Avec la naissance des religions et du pouvoir politique, est apparu le crime de « blasphème » (du grec blaptein, léser, nuire, et phêmê, réputation). On remarque tout de suite l’imprécision du mot et son sens d’interprétation très large. Les mots doivent avoir un sens, et une définition précise, surtout lorsque qu’ils servent à tuer. Dans la logique du pire, on peut ainsi s’autoproclamer justicier de Dieu pour aller massacrer une rédaction (Charlie Hebdo) ou égorger un professeur (Samuel Paty)… La liste des victimes est déjà trop longue pour le XXIe siècle.
Même nos démocraties modernes dites « laïques » ont une peur « sacrée » (?!) du mot.

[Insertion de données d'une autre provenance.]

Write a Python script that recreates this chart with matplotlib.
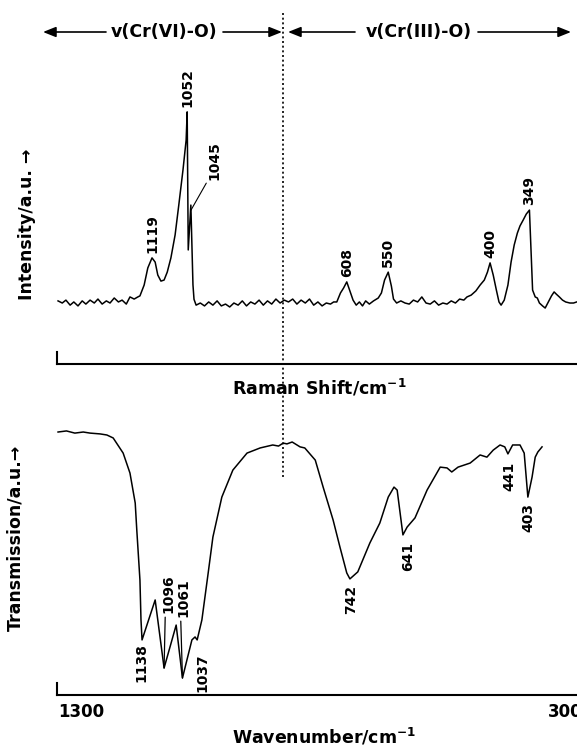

Alors qu’en Grèce, Italie et Irlande il existe un délit de blasphème au nom de la protection des vérités religieuses considérées comme sacrées (sic), la France « laïque », avec d’autres pays, tergiverse autour du mot. On ne parlera pas de « blasphème » mais « d’atteintes aux sentiments religieux et au respect des convictions intimes » (loi du 1er juillet 1972). Le résultat est le même : la liberté d’expression n’est pas/plus libre (bien que protégée par la loi de 1881 sur la liberté de la presse). Il suffira de se sentir blessé dans « le respect de ses convictions intimes » pour aller voir un juge. Les intégristes ne s’en privent pas.
Le blasphème contre le Saint-Esprit
Ah, faire justice à la place de Dieu, venger Dieu ! Quelle noble cause. Le Christ, comme il se doit, est d’un tout autre avis face aux pharisiens (qui réussiront quand même à le faire mettre à mort pour blasphème, cf. Matthieu 22).
Dans Matthieu 12,31-32, le Christ précise :
C’est pourquoi je vous dis : Tout péché et tout blasphème sera pardonné aux hommes, mais le blasphème contre l’Esprit ne sera pas pardonné.
Quiconque parlera contre le Fils de l’homme, il lui sera pardonné, mais quiconque parlera contre le Saint-Esprit, il ne lui sera pardonné ni dans ce siècle, ni dans le siècle à venir.
Voilà le vrai blasphème aux yeux de Dieu : faire fonctionner le dogme, les préjugés culturels, l’ignorance et la haine, avant même de réfléchir ou de laisser parler le Saint-Esprit. Mais attention, Jésus, lui, n’est pas contre la discussion, il ne vient pas pour créer un nouveau système d’où toute contestation serait exclue.
Mais vouloir récupérer le Christ pour lui faire dire ce qu’il n’a pas dit, l’enrôler de force dans une théologie qui ne vient pas de lui, c’est cela le blasphème contre le Saint-Esprit et de cela aucun chrétien n’en est à l’abri.
La Raison contre la passion aveugle
Notre civilisation, qui ne connaît plus l’Histoire et qui retourne à ses vieux démons, ne doit pas jouer avec les mots.
Car le blasphème est en fait un « crime » contre la religion, ses petits chefs, ses rites humains et sa volonté de contrôler tous les aspects de la vie et non pas contre le vrai Dieu, hors des calculs humains. Là est le vrai blasphème ; prétendre agir au nom de Dieu au mépris de ses commandements : « Tu ne prendras pas mon nom en vain. » (Exode 20,7)
Mais face à la folie des hommes, on pourra toujours réfléchir avec Montesquieu : « Le mal est venu de cette idée qu’il faut venger la divinité. Mais il faut faire honorer la divinité et ne la venger jamais. En effet si l’on se conduisait par cette dernière idée, quelle serait la fin des supplices ? Si les lois des hommes ont à venger un Être infini, elles se règleront sur son infinité, et non pas sur les faiblesses, sur les ignorances, sur les caprices de la nature humaine. » (Montesquieu, L’Esprit des lois, XII, 4).